Commissioni troppo alte per i commercianti? I dati dicono altro
Dall’inizio della manovra finanziaria, è iniziata per Fratelli d’Italia una gara un po’ rocambolesca per difendere la proposta. Prima una marcia indietro sull’importo massimo per il “diritto al Pos” che avrebbe potuto essere anche inferiore a 60 euro (non è stato comunicato però grazie a quale criterio decisionale). Poi le dichiarazioni dei singoli esponenti, come Lollobrigida e Meloni stessa, che parlano di commercianti vessati da commissioni insostenibili, peccato che questa definizione risulti leggermente esagerata, visto che sotto i 10 euro esistono sistemi di pagamento elettronico privi di commissioni (come Satispay e molti istituti di credito) e che tutti gli esercenti godono di crediti di imposta sui pagamenti elettronici.

I costi per i consumatori e le fantasiose teorie sulla privacy della Lega
Di fronte ai dati di fatto, ossia al costo sostenuto dai consumatori (per esempio per prelevare soldi al bancomat), a quello sostenuto dai negozi per la gestione del contante (di gran lunga molto più costoso e rischioso rispetto ai pagamenti elettronici), e infine all’inevitabile marcia indietro sulla lotta all’evasione, gli esponenti del governo Meloni hanno presentato argomentazioni di difesa sempre più originali. La privacy è al centro degli interessi di Massimiliano Romeo, capogruppo della Lega in Senato: «Se io salgo sul taxi e pago con l’applicazione o con la carta di credito sanno dove sono andato». Non è chiaro se nel mondo di Romeo il pagamento sui taxi con carta di credito venga collegato a sistemi di localizzazione, o se Romeo non si sia accorto che, in caso di indagini, valgono anche gli allacciamenti alle cellule telefoniche, oltre che i video registrati nei taxi (sempre più organizzati con sistemi di videosorveglianza interna).

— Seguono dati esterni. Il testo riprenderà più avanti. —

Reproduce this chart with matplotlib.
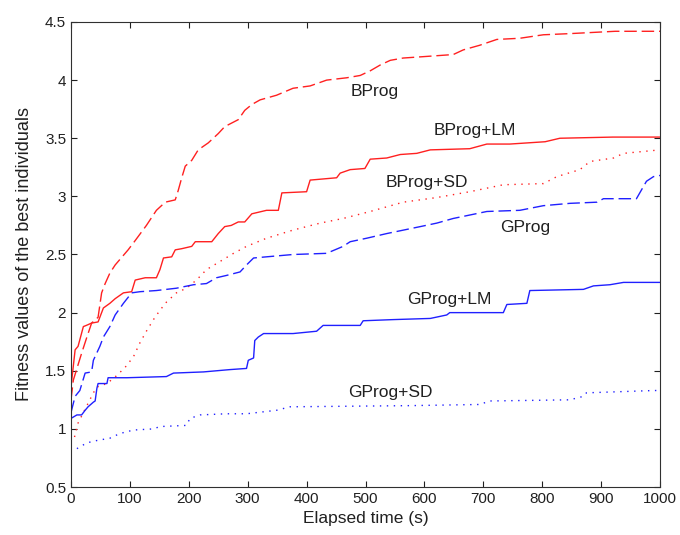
import matplotlib
matplotlib.use('Agg')
import matplotlib.pyplot as plt

# valores (tempo em s, fitness)
bprog_t = [0, 4, 18, 27, 35, 46, 52, 58, 66, 75, 97, 109, 128, 145, 160, 177, 182, 188,
           194, 205, 216, 233, 250, 261, 284, 295, 307, 321, 349, 377, 406, 434, 468, 491,
           508, 525, 542, 564, 593, 649, 666, 694, 723, 762, 802, 847, 924, 1000]
bprog_y = [1.25, 1.42, 1.65, 1.79, 1.91, 1.96, 2.17, 2.25, 2.34, 2.41, 2.54, 2.62, 2.75, 2.88,
           2.95, 2.97, 3.05, 3.16, 3.26, 3.31, 3.40, 3.46, 3.54, 3.60, 3.66, 3.74, 3.79, 3.83,
           3.87, 3.93, 3.95, 4.00, 4.02, 4.04, 4.08, 4.13, 4.17, 4.19, 4.20, 4.22, 4.26, 4.30,
           4.35, 4.36, 4.39, 4.40, 4.42, 4.42]

bproglm_t = [0, 0, 7, 12, 21, 26, 35, 46, 52, 55, 66, 75, 89, 103, 109, 126, 145, 151, 157,
             171, 177, 188, 205, 211, 239, 250, 261, 272, 284, 295, 307, 332, 352, 358, 400,
             406, 451, 457, 474, 499, 508, 536, 559, 587, 610, 677, 706, 745, 805, 830, 920, 1000]
bproglm_y = [1.16, 1.36, 1.68, 1.71, 1.88, 1.89, 1.91, 1.92, 2.00, 2.04, 2.08, 2.12, 2.17, 2.18,
             2.28, 2.30, 2.30, 2.37, 2.47, 2.48, 2.54, 2.55, 2.57, 2.61, 2.61, 2.68, 2.74, 2.75,
             2.78, 2.78, 2.85, 2.88, 2.88, 3.03, 3.04, 3.14, 3.16, 3.20, 3.23, 3.24, 3.32, 3.33,
             3.36, 3.37, 3.40, 3.41, 3.45, 3.45, 3.47, 3.50, 3.51, 3.51]

bprogsd_t = [6, 12, 32, 38, 44, 61, 78, 92, 106, 117, 128, 140, 151, 162, 179, 196, 213, 230,
             253, 276, 298, 332, 377, 423, 462, 508, 564, 621, 677, 734, 802, 825, 864, 881,
             921, 938, 1000]
bprogsd_y = [0.93, 1.05, 1.25, 1.31, 1.36, 1.39, 1.46, 1.53, 1.62, 1.74, 1.84, 1.94, 2.02, 2.09,
             2.17, 2.21, 2.28, 2.37, 2.44, 2.51, 2.57, 2.64, 2.71, 2.77, 2.81, 2.87, 2.95, 2.99,
             3.04, 3.10, 3.11, 3.17, 3.23, 3.30, 3.33, 3.37, 3.40]

gprog_t = [0, 7, 15, 24, 35, 38, 49, 55, 66, 75, 89, 103, 117, 145, 179, 208, 230, 247, 264,
           287, 298, 310, 332, 377, 434, 462, 474, 502, 536, 593, 621, 649, 706, 762, 802, 847,
           893, 904, 960, 977, 989, 1000]
gprog_y = [1.14, 1.28, 1.33, 1.48, 1.49, 1.59, 1.71, 1.79, 1.88, 1.98, 2.08, 2.17, 2.18, 2.19,
           2.21, 2.24, 2.25, 2.30, 2.32, 2.35, 2.41, 2.47, 2.48, 2.50, 2.51, 2.57, 2.61, 2.64,
           2.68, 2.74, 2.77, 2.81, 2.87, 2.88, 2.92, 2.94, 2.95, 2.98, 2.98, 3.13, 3.17, 3.18]

gproglm_t = [0, 10, 18, 24, 29, 38, 41, 44, 46, 61, 63, 95, 162, 174, 225, 270, 298, 301, 310,
             312, 318, 327, 377, 417, 428, 491, 496, 547, 610, 638, 643, 734, 740, 774, 779,
             870, 887, 915, 938, 1000]
gproglm_y = [1.09, 1.12, 1.12, 1.16, 1.19, 1.23, 1.24, 1.35, 1.39, 1.39, 1.44, 1.44, 1.45, 1.48,
             1.49, 1.51, 1.52, 1.59, 1.61, 1.76, 1.79, 1.82, 1.82, 1.84, 1.89, 1.89, 1.93, 1.94,
             1.95, 1.98, 2.00, 2.00, 2.07, 2.08, 2.19, 2.20, 2.23, 2.24, 2.26, 2.26]

gprogsd_t = [10, 27, 44, 66, 83, 106, 140, 151, 196, 202, 219, 264, 298, 349, 372, 576, 694,
             711, 847, 870, 875, 989, 1000]
gprogsd_y = [0.83, 0.88, 0.90, 0.92, 0.96, 0.99, 1.00, 1.02, 1.03, 1.09, 1.12, 1.13, 1.13, 1.16,
             1.19, 1.20, 1.21, 1.24, 1.25, 1.28, 1.31, 1.33, 1.33]

rotulos = ['BProg', 'BProg+LM', 'BProg+SD', 'GProg', 'GProg+LM', 'GProg+SD']
rot_x = [516, 686, 604, 771, 643, 542]
rot_y = [3.90, 3.57, 3.12, 2.73, 2.11, 1.31]

plt.rcParams['font.family'] = ['Liberation Sans', 'DejaVu Sans']

fig = plt.figure(figsize=(6.8, 5.35), dpi=100)
ax = fig.add_axes([0.1044, 0.0897, 0.8662, 0.8692])

vermelho = '#ff2020'
azul = '#2020ff'
ax.plot(bprog_t, bprog_y, color=vermelho, lw=1, dashes=(9, 3.5))
ax.plot(bproglm_t, bproglm_y, color=vermelho, lw=1)
ax.plot(bprogsd_t, bprogsd_y, color=vermelho, lw=1, dashes=(1, 4))
ax.plot(gprog_t, gprog_y, color=azul, lw=1, dashes=(9, 3.5))
ax.plot(gproglm_t, gproglm_y, color=azul, lw=1)
ax.plot(gprogsd_t, gprogsd_y, color=azul, lw=1, dashes=(1, 4))

for txt, x, y in zip(rotulos, rot_x, rot_y):
    ax.text(x, y, txt, fontsize=12.5, ha='center', va='center', color='#202020')

ax.set_xlim(0, 1000)
ax.set_ylim(0.5, 4.5)
ax.set_xticks(range(0, 1001, 100))
ax.set_yticks([0.5, 1, 1.5, 2, 2.5, 3, 3.5, 4, 4.5])
ax.set_yticklabels(['0.5', '1', '1.5', '2', '2.5', '3', '3.5', '4', '4.5'])
ax.tick_params(direction='in', top=True, right=True, length=4, labelsize=11, colors='#202020')
for s in ax.spines.values():
    s.set_color('#303030')
ax.set_xlabel('Elapsed time (s)', fontsize=12.5, color='#202020', labelpad=4)
ax.set_ylabel('Fitness values of the best individuals', fontsize=13, color='#202020', labelpad=9)

fig.savefig('out.png', dpi=100)
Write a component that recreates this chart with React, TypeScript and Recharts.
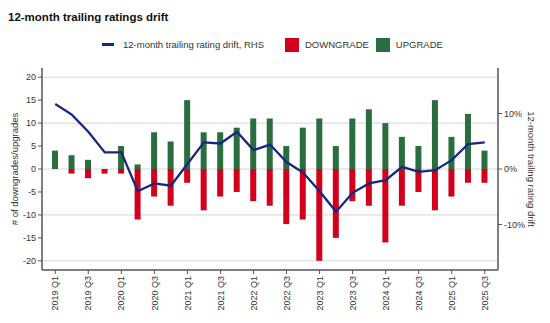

Romeo (Lega): il contante è più indicato per la privacy. Se io salgo su un taxi e pago con app e carta di credito, sanno esattamente da dove parto e dove arrivo, le mie abitudini quotidiane. Dove vado col taxi, saranno anche un po’ affari miei”.

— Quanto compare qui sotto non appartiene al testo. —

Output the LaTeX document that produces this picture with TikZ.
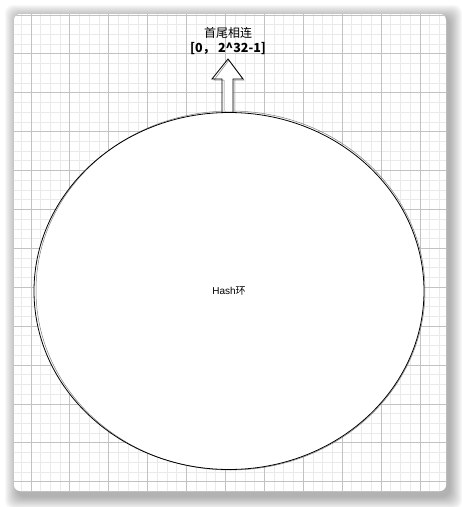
\documentclass[tikz,border=0pt]{standalone}
\usepackage{fontspec}
\setmainfont{Liberation Sans}
\newfontfamily\cjk{Noto Sans CJK SC}
\usepackage{tikz}
\usetikzlibrary{positioning,calc}
\definecolor{minorgrid}{HTML}{EAEAEA}
\definecolor{majorgrid}{HTML}{C2C2C2}

\begin{document}
\begin{tikzpicture}[x=1pt,y=-1pt,
    sketch/.style={draw=black,line width=0.8pt},
    sketchb/.style={draw=black!50,line width=0.5pt},
    lbl/.style={font=\cjk\fontsize{12}{14}\selectfont,inner sep=1pt}]
  \useasboundingbox (0,0) rectangle (462,507);
  % shadow
  \foreach \o in {1,...,13}
    \fill[black,opacity=0.028,rounded corners=8pt] ({18-\o},{18-\o}) rectangle ({449+\o},{496+\o});
  % paper with grid
  \fill[white,rounded corners=6pt] (14,14) rectangle (446,491);
  \begin{scope}
    \clip[rounded corners=6pt] (14,14) rectangle (446,491);
    \foreach \i in {-4,...,44}
      \draw[minorgrid,line width=0.9pt] ({31+9.725*\i},14) -- ({31+9.725*\i},492);
    \foreach \i in {-2,...,49}
      \draw[minorgrid,line width=0.9pt] (14,{15+9.725*\i}) -- (446,{15+9.725*\i});
    \foreach \i in {-1,...,11}
      \draw[majorgrid,line width=0.9pt] ({31+38.9*\i},14) -- ({31+38.9*\i},492);
    \foreach \i in {0,...,12}
      \draw[majorgrid,line width=0.9pt] (14,{15+38.9*\i}) -- (446,{15+38.9*\i});
  \end{scope}

  % ring
  \node (ring) at (229,291) {};
  \fill[white] (ring) ellipse (195 and 179);
  \draw[sketchb] ($(ring)+(1.5,-0.5)$) ellipse (194.5 and 179.5);
  \draw[sketch] (ring) ellipse (195 and 178.5);
  \node[font=\fontsize{10}{12}\selectfont] (hash) at (ring) {Hash{\cjk 环}};

  % arrow pointing up
  \coordinate (tip) at (228,59);
  \fill[white] (223,111) -- (223,79) -- (213,79) -- (tip) -- (243,79) -- (233,79) -- (233,111) -- cycle;
  \draw[sketchb] (224,111) -- (224,80) -- (214,80) -- ($(tip)+(1,1)$) -- (244,80) -- (234,80) -- (234,111);
  \draw[sketch] (222,112) -- (222,79) -- (212,79) -- (tip) -- (243,79) -- (233,79) -- (233,112);

  % label
  \node[lbl] (head) at (228,33) {首尾相连};
  \node[lbl,font=\cjk\bfseries\fontsize{12.5}{14}\selectfont,below=1pt of head] (range) {[0， 2\^{}32-1]};
\end{tikzpicture}
\end{document}
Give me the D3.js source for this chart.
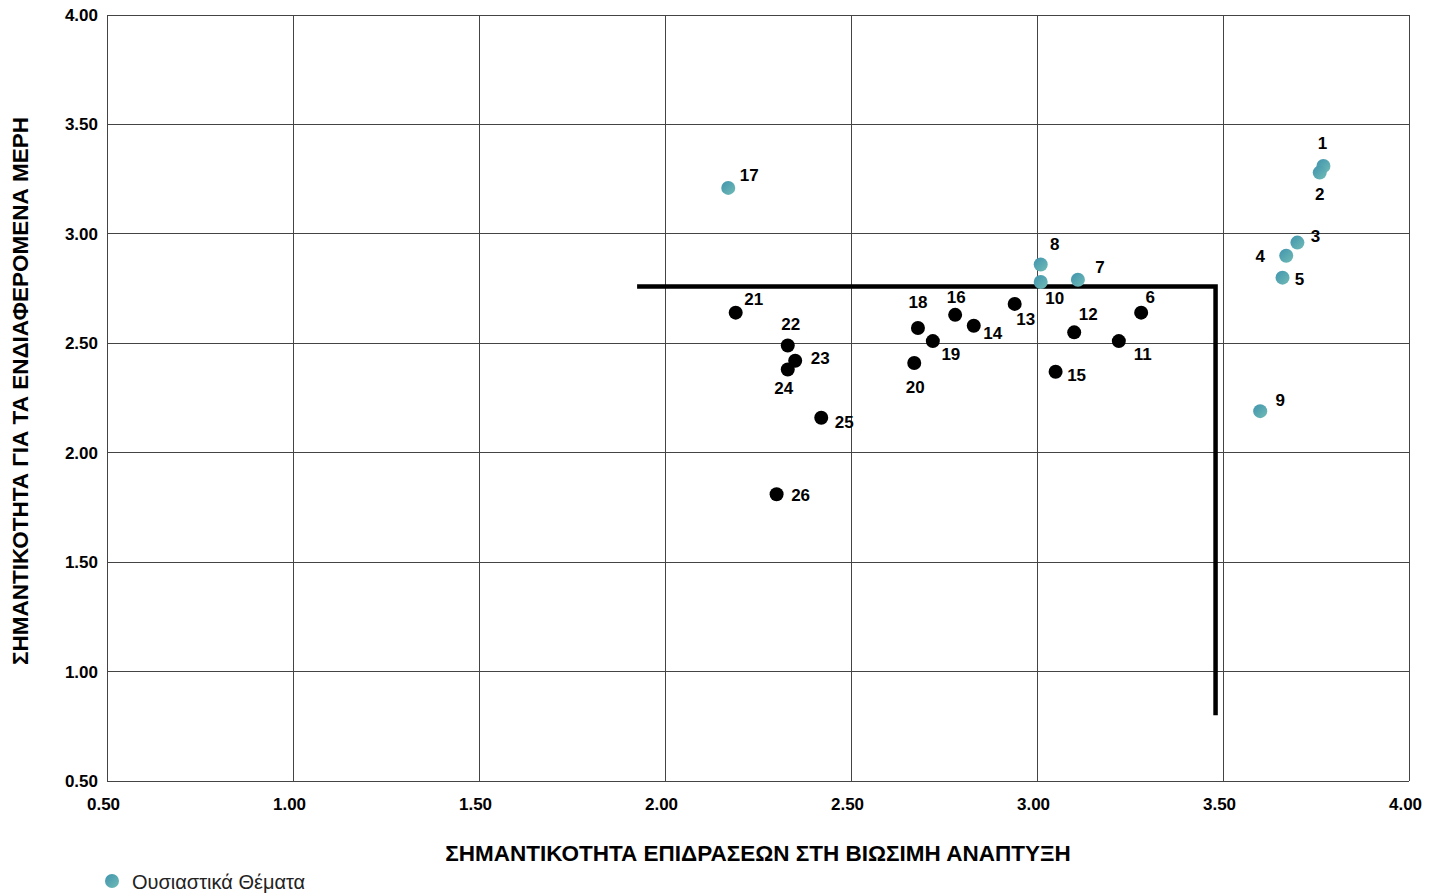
<!DOCTYPE html>
<html><head><meta charset="utf-8">
<script src="https://cdn.jsdelivr.net/npm/d3@7"></script>
<style>
body{margin:0;background:#fff;}
svg{display:block;font-family:"Liberation Sans",Arial,sans-serif;}
</style></head>
<body><svg id="c" width="1439" height="893"></svg>
<script>
const ids = [1,2,3,4,5,6,7,8,9,10,11,12,13,14,15,16,17,18,19,20,21,22,23,24,25,26];
const impactX = [3.77,3.76,3.70,3.67,3.66,3.28,3.11,3.01,3.60,3.01,3.22,3.10,2.94,2.83,3.05,2.78,2.17,2.68,2.72,2.67,2.19,2.33,2.35,2.33,2.42,2.30];
const stakeY  = [3.31,3.28,2.96,2.90,2.80,2.64,2.79,2.86,2.19,2.78,2.51,2.55,2.68,2.58,2.37,2.63,3.21,2.57,2.51,2.41,2.64,2.49,2.42,2.38,2.16,1.81];
const material = [1,1,1,1,1,0,1,1,1,1,0,0,0,0,0,0,1,0,0,0,0,0,0,0,0,0];
const xTicks = [0.5,1.0,1.5,2.0,2.5,3.0,3.5,4.0];
const yTicks = [0.5,1.0,1.5,2.0,2.5,3.0,3.5,4.0];
const thresholdX = [1.925,3.48,3.48];
const thresholdY = [2.76,2.76,0.80];
const xTitle = "ΣΗΜΑΝΤΙΚΟΤΗΤΑ ΕΠΙΔΡΑΣΕΩΝ ΣΤΗ ΒΙΩΣΙΜΗ ΑΝΑΠΤΥΞΗ";
const yTitle = "ΣΗΜΑΝΤΙΚΟΤΗΤΑ ΓΙΑ ΤΑ ΕΝΔΙΑΦΕΡΟΜΕΝΑ ΜΕΡΗ";
const legendLabel = "Ουσιαστικά Θέματα";
// label offsets (layout only)
const labelDx = [-1,0,18,-26,17,9,22,14,20,14,24,14,11,19,21,1,21,0,18,1,18,3,25,-4,23,24];
const labelDy = [-23,22,-6,1,2,-15,-12,-20,-11,16,13,-18,16,8,4,-17,-12,-25,13,25,-13,-21,-2,19,5,1];

const svg = d3.select("#c");
const defs = svg.append("defs");
const g = defs.append("linearGradient").attr("id","teal").attr("x1","0").attr("y1","0").attr("x2","1").attr("y2","1");
g.append("stop").attr("offset","0%").attr("stop-color","#3f93ad");
g.append("stop").attr("offset","100%").attr("stop-color","#72bcb6");

const x = d3.scaleLinear().domain([0.5,4.0]).range([107,1409]);
const y = d3.scaleLinear().domain([0.5,4.0]).range([781,15]);

// grid
svg.append("g").selectAll("line").data(xTicks).join("line")
  .attr("x1",d=>x(d)).attr("x2",d=>x(d)).attr("y1",y(4)).attr("y2",y(0.5))
  .attr("stroke","#444").attr("stroke-width",1).attr("shape-rendering","crispEdges");
svg.append("g").selectAll("line").data(yTicks).join("line")
  .attr("y1",d=>y(d)).attr("y2",d=>y(d)).attr("x1",x(0.5)).attr("x2",x(4))
  .attr("stroke","#444").attr("stroke-width",1).attr("shape-rendering","crispEdges");

// axes labels
const xAxis = svg.append("g").attr("transform",`translate(0,${y(0.5)})`)
  .call(d3.axisBottom(x).tickValues(xTicks).tickFormat(d3.format(".2f")).tickSize(0).tickPadding(17));
xAxis.select(".domain").remove();
xAxis.selectAll("text").attr("font-size",17).attr("font-weight","bold").attr("fill","#000")
  .attr("font-family","Liberation Sans, Arial, sans-serif").attr("dx",-4);
const yAxis = svg.append("g").attr("transform",`translate(${x(0.5)},0)`)
  .call(d3.axisLeft(y).tickValues(yTicks).tickFormat(d3.format(".2f")).tickSize(0).tickPadding(9));
yAxis.select(".domain").remove();
yAxis.selectAll("text").attr("font-size",17).attr("font-weight","bold").attr("fill","#000")
  .attr("font-family","Liberation Sans, Arial, sans-serif");

// threshold line
svg.append("path").datum(thresholdX.map((v,i)=>[v,thresholdY[i]]))
  .attr("d",d3.line().x(d=>x(d[0])).y(d=>y(d[1])))
  .attr("fill","none").attr("stroke","#000").attr("stroke-width",4.5);

// points
const pts = ids.map((id,i)=>({id,x:impactX[i],y:stakeY[i],m:material[i],dx:labelDx[i],dy:labelDy[i]}));
svg.append("g").selectAll("circle").data(pts).join("circle")
  .attr("cx",d=>x(d.x)).attr("cy",d=>y(d.y)).attr("r",7)
  .attr("fill",d=>d.m?"url(#teal)":"#000");
svg.append("g").selectAll("text").data(pts).join("text")
  .attr("x",d=>x(d.x)+d.dx).attr("y",d=>y(d.y)+d.dy)
  .attr("text-anchor","middle").attr("dominant-baseline","central")
  .attr("font-size",17).attr("font-weight","bold").attr("fill","#000")
  .text(d=>d.id);

// titles
svg.append("text").attr("x",758).attr("y",853).attr("text-anchor","middle").attr("dominant-baseline","central")
  .attr("font-size",22.5).attr("font-weight","bold").attr("fill","#000").text(xTitle);
svg.append("text").attr("transform","translate(20,391) rotate(-90)").attr("text-anchor","middle").attr("dominant-baseline","central")
  .attr("font-size",22.5).attr("font-weight","bold").attr("fill","#000").text(yTitle);

// legend
svg.append("circle").attr("cx",112).attr("cy",881).attr("r",7).attr("fill","url(#teal)");
svg.append("text").attr("x",132).attr("y",882).attr("dominant-baseline","central")
  .attr("font-size",20).attr("fill","#222").text(legendLabel);
</script></body></html>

Big Pos is watching you! pic.twitter.com/94yfysNN72
— Edoardo Buffoni (@EdoardoBuffoni) December 6, 2022
L’Italia è il Paese in Europa con più Iva evasa in valore assoluto
«Più abbassi il tetto al contante più favorisci l’evasione», è la teoria (senza nesso di causa) di Giorgia Meloni, che cita Germania e Austria come esempi di Paesi senza tetto al contante. Meloni dimentica di citare un fatto: Germania e Austria hanno una pressione fiscale diversa rispetto all’Italia, e soprattutto, un livello di evasione più ridotto. Secondo la Commissione europea, l’Italia è il Paese in Europa con più Iva evasa in valore assoluto, con oltre 30 miliardi di euro non pagati, e quinta se consideriamo gli importi in proporzione alle transazioni. L’Italia presenta un tasso di evasione del 21,3 per cento, battuta solo da Romania (34,9), Grecia (25,8), Malta (23,5) e Lituania (21,4 per cento). Il dato sull’Iva è migliorato negli ultimi anni, nel 2017 oltre 35 miliardi di euro risultavano evasi, con una percentuale del 24 per cento.

Provvedimenti meloniani che non c’entrano con l’ideologia della destra sociale
Non c’è da stupirsi che Meloni provi a sostenere la tesi del “contante libero”, Fratelli d’Italia del resto si era opposta anche alla fatturazione elettronica: quello che però sorprende è che la guerra ai Pos e la simpatia verso i contanti, che, in un sistema come quello italiano incoraggiano l’evasione, non trovano attinenza con l’ideologia della destra sociale sposata dalla premier. I tentativi di difesa della misura potrebbero trovare una maggiore coerenza se Meloni si dichiarasse una sostenitrice dello Stato minimo: meno tasse, meno servizi e liberi tutti sul contante. Ma non è così e, al momento, i tentativi di giustificazione suonano sempre più disperati.